Lokalpolitiker an der Konferenz in LuganoSein Vorgänger starb – jetzt bekommt er eine grosse Bühne
Die Schweizer Ukraine-Konferenz findet in seiner Stadt statt. Für Lega-Politiker Michele Foletti ist es der erste grosse Auftritt als Bürgermeister. Noch vor einem Jahr sah seine Welt ganz anders aus.
Una grande opportunità. Eine grosse Chance sei das für Lugano. «Die ganze Welt wird sehen, wie schön es am Lago di Lugano ist.» Wenn Bürgermeister Michele Foletti über die am Montagmittag beginnende Ukraine-Konferenz redet, drückt auch seine Vergangenheit durch.
Foletti, seit letztem Jahr im Amt, war in einem früheren Leben Journalist, im Tourismussektor tätig, später fürs Marketing des Casinos zuständig.
Ihm muss man die Vorteile einer solchen Konferenz nicht erklären – unbezahlbares Standortmarketing. Über 200 Journalisten aus vielen Ländern sind gemeldet. Auch wenn die politische Bilanz der Konferenz mager ausfallen dürfte. Lugano wird gut dastehen. Die Palazzi, die Palmen, der Lago. Alles wird für ein Millionenpublikum hübsch ins Bild gerückt. Bella figura.
Die Jungen gehen weg
Lugano kann die Gratiswerbung gebrauchen.

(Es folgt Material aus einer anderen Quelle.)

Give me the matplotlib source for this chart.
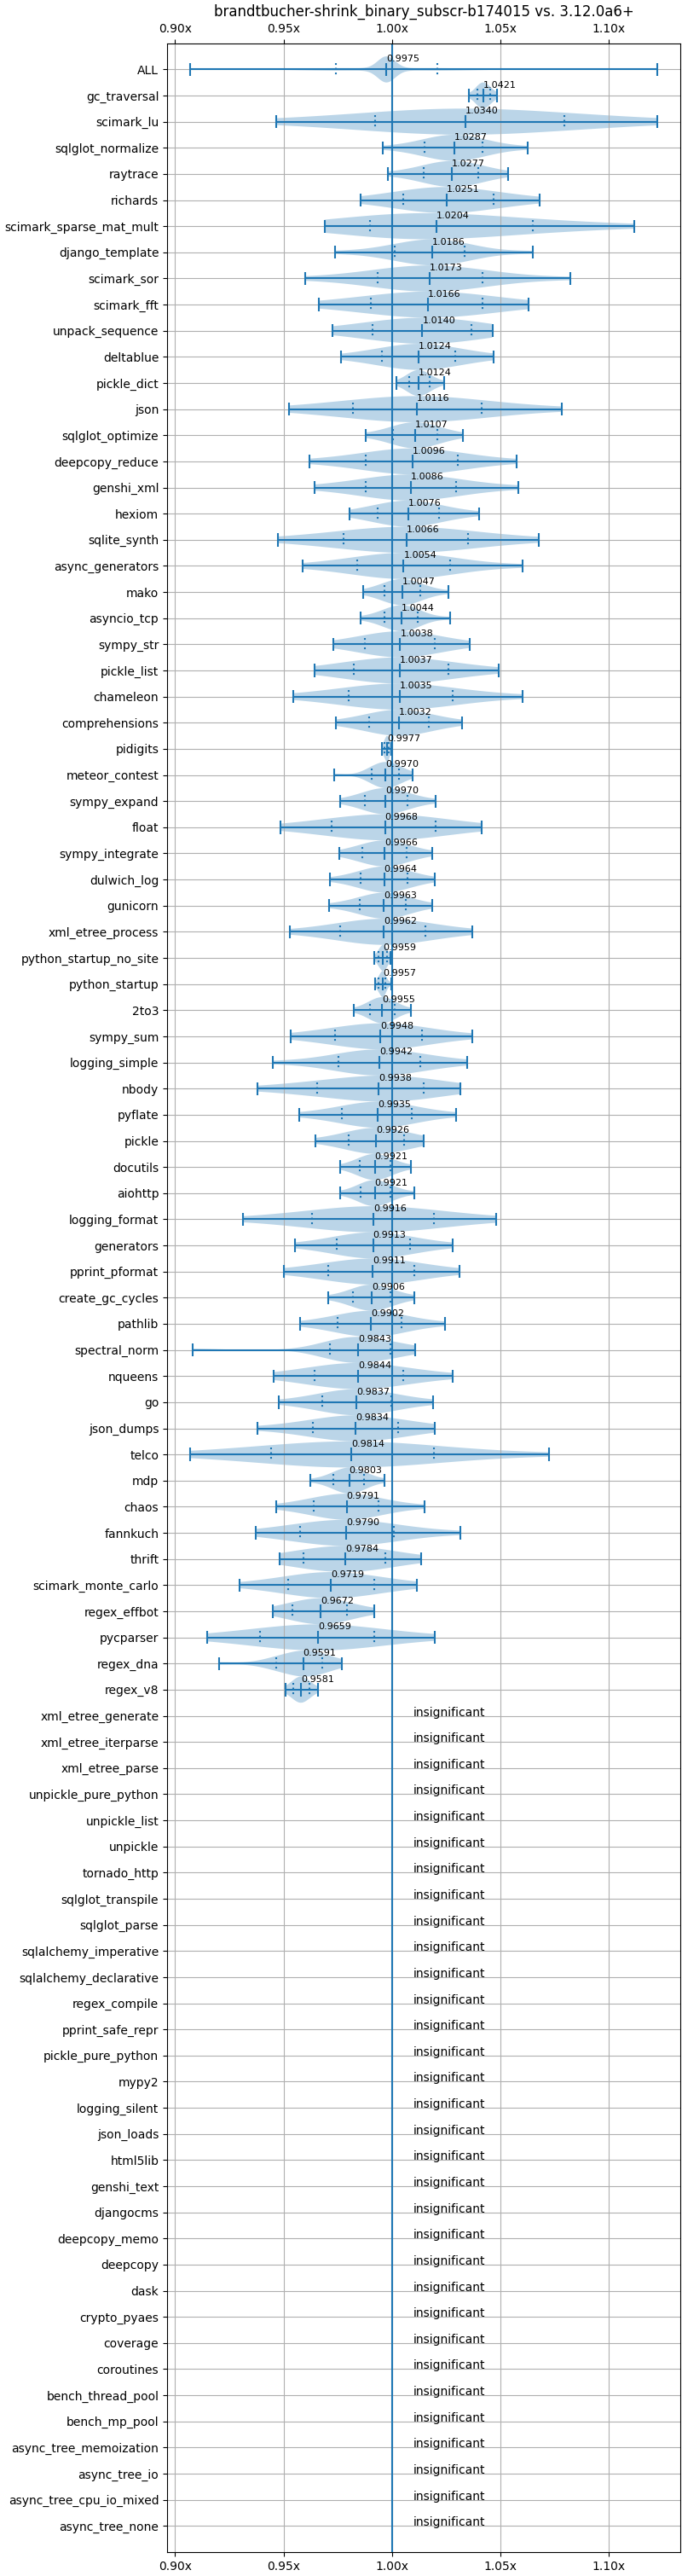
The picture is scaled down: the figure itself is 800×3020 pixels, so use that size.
import matplotlib.pyplot as plt
import numpy as np

title = "brandtbucher-shrink_binary_subscr-b174015 vs. 3.12.0a6+"

# significant benchmarks, top to bottom
names = [
    "ALL", "gc_traversal", "scimark_lu", "sqlglot_normalize", "raytrace",
    "richards", "scimark_sparse_mat_mult", "django_template", "scimark_sor",
    "scimark_fft", "unpack_sequence", "deltablue", "pickle_dict", "json",
    "sqlglot_optimize", "deepcopy_reduce", "genshi_xml", "hexiom",
    "sqlite_synth", "async_generators", "mako", "asyncio_tcp", "sympy_str",
    "pickle_list", "chameleon", "comprehensions", "pidigits",
    "meteor_contest", "sympy_expand", "float", "sympy_integrate",
    "dulwich_log", "gunicorn", "xml_etree_process", "python_startup_no_site",
    "python_startup", "2to3", "sympy_sum", "logging_simple", "nbody",
    "pyflate", "pickle", "docutils", "aiohttp", "logging_format",
    "generators", "pprint_pformat", "create_gc_cycles", "pathlib",
    "spectral_norm", "nqueens", "go", "json_dumps", "telco", "mdp", "chaos",
    "fannkuch", "thrift", "scimark_monte_carlo", "regex_effbot", "pycparser",
    "regex_dna", "regex_v8",
]
means = [
    0.9975, 1.0421, 1.0340, 1.0287, 1.0277, 1.0251, 1.0204, 1.0186, 1.0173,
    1.0166, 1.0140, 1.0124, 1.0124, 1.0116, 1.0107, 1.0096, 1.0086, 1.0076,
    1.0066, 1.0054, 1.0047, 1.0044, 1.0038, 1.0037, 1.0035, 1.0032, 0.9977,
    0.9970, 0.9970, 0.9968, 0.9966, 0.9964, 0.9963, 0.9962, 0.9959, 0.9957,
    0.9955, 0.9948, 0.9942, 0.9938, 0.9935, 0.9926, 0.9921, 0.9921, 0.9916,
    0.9913, 0.9911, 0.9906, 0.9902, 0.9843, 0.9844, 0.9837, 0.9834, 0.9814,
    0.9803, 0.9791, 0.9790, 0.9784, 0.9719, 0.9672, 0.9659, 0.9591, 0.9581,
]
lows = [
    0.9071, 1.0353, 0.9468, 0.9956, 0.9982, 0.9854, 0.9689, 0.9739, 0.9599,
    0.9665, 0.9725, 0.9767, 1.0022, 0.9527, 0.9880, 0.9621, 0.9643, 0.9803,
    0.9476, 0.9587, 0.9866, 0.9854, 0.9731, 0.9645, 0.9547, 0.9743, 0.9952,
    0.9735, 0.9763, 0.9488, 0.9759, 0.9713, 0.9709, 0.9531, 0.9918, 0.9924,
    0.9825, 0.9535, 0.9452, 0.9382, 0.9571, 0.9649, 0.9763, 0.9763, 0.9312,
    0.9553, 0.9503, 0.9705, 0.9575, 0.9083, 0.9456, 0.9480, 0.9382, 0.9071,
    0.9625, 0.9468, 0.9374, 0.9484, 0.9296, 0.9452, 0.9149, 0.9202, 0.9509,
]
q10s = [
    0.9743, 1.0393, 0.9924, 1.0152, 1.0148, 1.0054, 0.9900, 1.0014, 0.9936,
    0.9902, 0.9910, 0.9952, 1.0078, 0.9821, 1.0006, 0.9880, 0.9880, 0.9936,
    0.9779, 0.9838, 0.9964, 0.9964, 0.9876, 0.9825, 0.9799, 0.9894, 0.9964,
    0.9906, 0.9876, 0.9723, 0.9862, 0.9856, 0.9850, 0.9763, 0.9940, 0.9940,
    0.9898, 0.9739, 0.9755, 0.9657, 0.9771, 0.9799, 0.9850, 0.9854, 0.9633,
    0.9747, 0.9705, 0.9819, 0.9751, 0.9713, 0.9645, 0.9677, 0.9637, 0.9444,
    0.9731, 0.9641, 0.9575, 0.9591, 0.9521, 0.9543, 0.9390, 0.9468, 0.9545,
]
q90s = [
    1.0211, 1.0453, 1.0796, 1.0419, 1.0399, 1.0467, 1.0648, 1.0337, 1.0419,
    1.0419, 1.0365, 1.0291, 1.0175, 1.0413, 1.0209, 1.0303, 1.0295, 1.0219,
    1.0349, 1.0267, 1.0132, 1.0120, 1.0197, 1.0259, 1.0279, 1.0169, 0.9986,
    1.0032, 1.0070, 1.0203, 1.0066, 1.0070, 1.0062, 1.0156, 0.9976, 0.9970,
    1.0012, 1.0140, 1.0132, 1.0146, 1.0090, 1.0058, 0.9994, 0.9994, 1.0193,
    1.0082, 1.0102, 0.9994, 1.0046, 0.9994, 1.0054, 0.9998, 1.0030, 1.0193,
    0.9870, 0.9940, 1.0008, 0.9968, 0.9918, 0.9791, 0.9920, 0.9677, 0.9619,
]
highs = [
    1.1222, 1.0483, 1.1222, 1.0626, 1.0534, 1.0680, 1.1119, 1.0648, 1.0824,
    1.0628, 1.0463, 1.0467, 1.0239, 1.0782, 1.0329, 1.0574, 1.0582, 1.0401,
    1.0676, 1.0602, 1.0259, 1.0267, 1.0357, 1.0491, 1.0602, 1.0325, 0.9996,
    1.0094, 1.0203, 1.0415, 1.0185, 1.0197, 1.0185, 1.0371, 0.9994, 0.9996,
    1.0088, 1.0371, 1.0345, 1.0315, 1.0295, 1.0146, 1.0086, 1.0102, 1.0479,
    1.0279, 1.0313, 1.0102, 1.0243, 1.0106, 1.0279, 1.0189, 1.0197, 1.0726,
    0.9964, 1.0152, 1.0317, 1.0136, 1.0116, 0.9920, 1.0197, 0.9771, 0.9661,
]

insignificant = [
    "xml_etree_generate", "xml_etree_iterparse", "xml_etree_parse",
    "unpickle_pure_python", "unpickle_list", "unpickle", "tornado_http",
    "sqlglot_transpile", "sqlglot_parse", "sqlalchemy_imperative",
    "sqlalchemy_declarative", "regex_compile", "pprint_safe_repr",
    "pickle_pure_python", "mypy2", "logging_silent", "json_loads", "html5lib",
    "genshi_text", "djangocms", "deepcopy_memo", "deepcopy", "dask",
    "crypto_pyaes", "coverage", "coroutines", "bench_thread_pool",
    "bench_mp_pool", "async_tree_memoization", "async_tree_io",
    "async_tree_cpu_io_mixed", "async_tree_none",
]

# relative weight of min, q10, mean, q90, max in the density sketch
weights = np.array([0.06, 0.22, 0.44, 0.22, 0.06])
# ALL pools every benchmark, so it has a sharp spike around the mean
weights_all = np.array([0.02, 0.08, 0.80, 0.08, 0.02])


def make_stats(lo, q1, mean, q2, hi, w=weights, center_bw=None):
    pts = np.array([lo, q1, mean, q2, hi])
    bws = np.full(5, 0.4 * (q2 - q1))
    if center_bw is not None:
        bws[2] = center_bw
    coords = np.linspace(lo, hi, 400)
    vals = (w[:, None] * np.exp(
        -0.5 * ((coords[None, :] - pts[:, None]) / bws[:, None]) ** 2)).sum(axis=0)
    return dict(coords=coords, vals=vals, mean=mean, median=mean,
                min=lo, max=hi, quantiles=np.array([q1, q2]))


rows = list(zip(lows, q10s, means, q90s, highs))
stats = [make_stats(*rows[0], w=weights_all, center_bw=0.004)]
stats += [make_stats(*row) for row in rows[1:]]
all_names = names + insignificant
positions = np.arange(1, len(names) + 1)

fig, ax = plt.subplots(figsize=(8, 30.2), dpi=100)
fig.subplots_adjust(left=0.245, right=0.9975, top=0.9832, bottom=0.0093)

parts = ax.violin(stats, positions=positions, orientation="horizontal",
                  widths=1.0, showmeans=True, showextrema=True)
parts["cquantiles"].set_linestyle(":")

ax.axvline(1.0, color="C0")

for pos, m in zip(positions, means):
    ax.text(m, pos - 0.3, f"{m:.04f}", size=8)
for i in range(len(insignificant)):
    ax.text(1.01, len(names) + 1 + i, "insignificant")

ax.set_yticks(np.arange(1, len(all_names) + 1), labels=all_names)
ax.set_ylim(len(all_names) + 1, 0)
ax.grid(True)
ax.xaxis.set_major_formatter(lambda x, pos: f"{x:.2f}x")
ax.tick_params(axis="x", top=True, labeltop=True)
ax.set_title(title)

plt.savefig("out.png")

Die Stadt beklagt seit Jahren eine grössere Ab- als Zuwanderung. Gerade die dynamische Generation der 30- bis 45-Jährigen wandert ab: nach Zürich, nach Mailand. Die Löhne und Chancen sind in den Metropolen schlicht grösser.
Für Michele Foletti befindet sich Lugano darum in einer Zeit der Transformation. Vorbei die goldenen Jahre, als vermögende Italienerinnen und Italiener im Sottoceneri ihr Geld parkierten und vor Ort für florierende Geschäfte sorgten (Die Hintergründe zu den goldenen Jahren). Heute will Lugano eine Stadt der Studenten sein; die Università della Svizzera italiana (USI) wird stetig ausgebaut. Und Lugano soll attraktiver für Konferenzen und Sitzungen werden. Die «Ukraine Recovery Conference» kommt da gerade richtig.
Die Konferenz ist für den Lokalpolitiker der nächste grosse Schritt. Michele Foletti begann in den 90er-Jahren seine politische Karriere, durchlief alle Stufen, zuerst auf kommunaler Ebene, dann auf kantonaler. Einmal präsidierte der im Jahr 1966 Geborene den Grossen Rat, zweimal die Finanzkommission. Dies immer im Namen der Lega, der vom einstigen Polti-Derwisch Giuliano Bignasca gegründeten Tessiner Polter-Partei.
Foletti zählt zum inneren Kreis der Lega, zu den sogenannten Colonnelli, gehört dort aber zu den Gemässigteren. Fremdenfeindliche Äusserungen gibt es vom gebürtigen Luganese keine.
Und er war zur Stelle, als im letzten Jahr Dramatisches in seiner Heimatstadt geschah. Marco Borradori, amtierender Bürgermeister von Lugano, war beim Joggen zusammengebrochen. Herzinfarkt. Er starb kurz danach. Folleti, der Vize, war die wählbare Option.
Bei seinem Amtsantritt sagt er: «Wenn man sein Amt auf diese Weise antritt, gibt es nichts zu feiern. Es geht nur um Verantwortung. Ich hoffe, dass es uns gelingen wird, gut zusammenzuarbeiten.»
«Wenn man sein Amt auf diese Weise antritt, gibt es nichts zu feiern. Es geht nur um Verantwortung.»
Das klang adäquat, gemässigt, staatsmännisch. Der Neue hatte nach dem Tod des beliebten Borradori die richtigen Worte gefunden. Seither ist der Lega-Politiker durch sein Gespür für Finanzen aufgefallen. Nur einmal gab es einen Zwischenfall, als eine unbekannte Frau den Bürgermeister beim Aperitivo abpasste und ihn vor aller Augen laut beschimpfte. Foletti blieb ruhig und rief die Polizei.
Und nun die grosse Bühne für den Bürgermeister der grössten Stadt im Tessin. Michele Foletti wird wohl eine gute Figur abgeben. Bella figura. Das ist dem zum Süden, zum grossen Mailand hin ausgerichteten Sottoceneri noch immer wichtig; wichtig auch für eine Wiederwahl in zwei Jahren.